Indeed the larger point that "Terrestrial Verses" makes, for all the direct simplicity of its presentation, is that the code of behavior mandated by the narrowest interpretation of Islamic law is merely a convenient vehicle through which to channel deeper and more universally practised bigotries and oppressions. The ostensible piety of the offscreen interviewers is shown in almost every case to be a hypocritical pretense, a convenient means through which to exert a much more fundamental (and fundamentalist) exercise of power, and by which to satisfy much baser instincts.
The cast is uniformly excellent, especially given the rigors of a presentation which provides the actors with literally nowhere to hide. In the driver's license segment, for example, Soleimani is the sole onscreen presence yet delivers a tour-de-force performance of dawning incredulity, waning hope, rising disgust and ultimate resignation. There and elsewhere, we end up parsing the subject's every flicker of expression, every subtle shift in body language and every hesitation in reply, for cracks and weaknesses.

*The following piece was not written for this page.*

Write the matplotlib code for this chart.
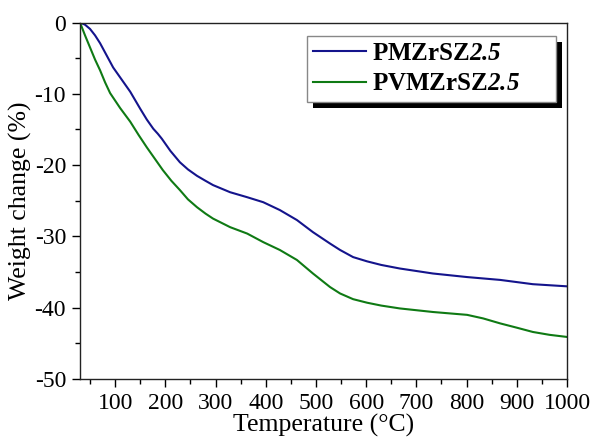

And we almost don't realize we’re doing it, so subtly are we insinuated into the position of the power-holder in an interaction with the relatively powerless.
The film's vignette structure is inevitably uneven, and the stories ultimately circle the same set of institutional injustices and corruptions without ever suggesting a way out, bar perhaps — given the quasi-apocalyptic bookends — the end of the world. But "Terrestrial Verses," named for a poem by towering Iranian feminist poet and filmmaker Forugh Farrokhzad, still grips across its starkly eloquent stanzaic form. And though co-writers and directors Khatami andi Asgari are clearly on the side of the ordinary oppressed Iranian, perhaps their film is especially powerful in giving us the discomfiting view from the oppressor's chair. How strange it is to see through the eyes of petty tyrants who can somehow look at decent people and see only pawns and playthings.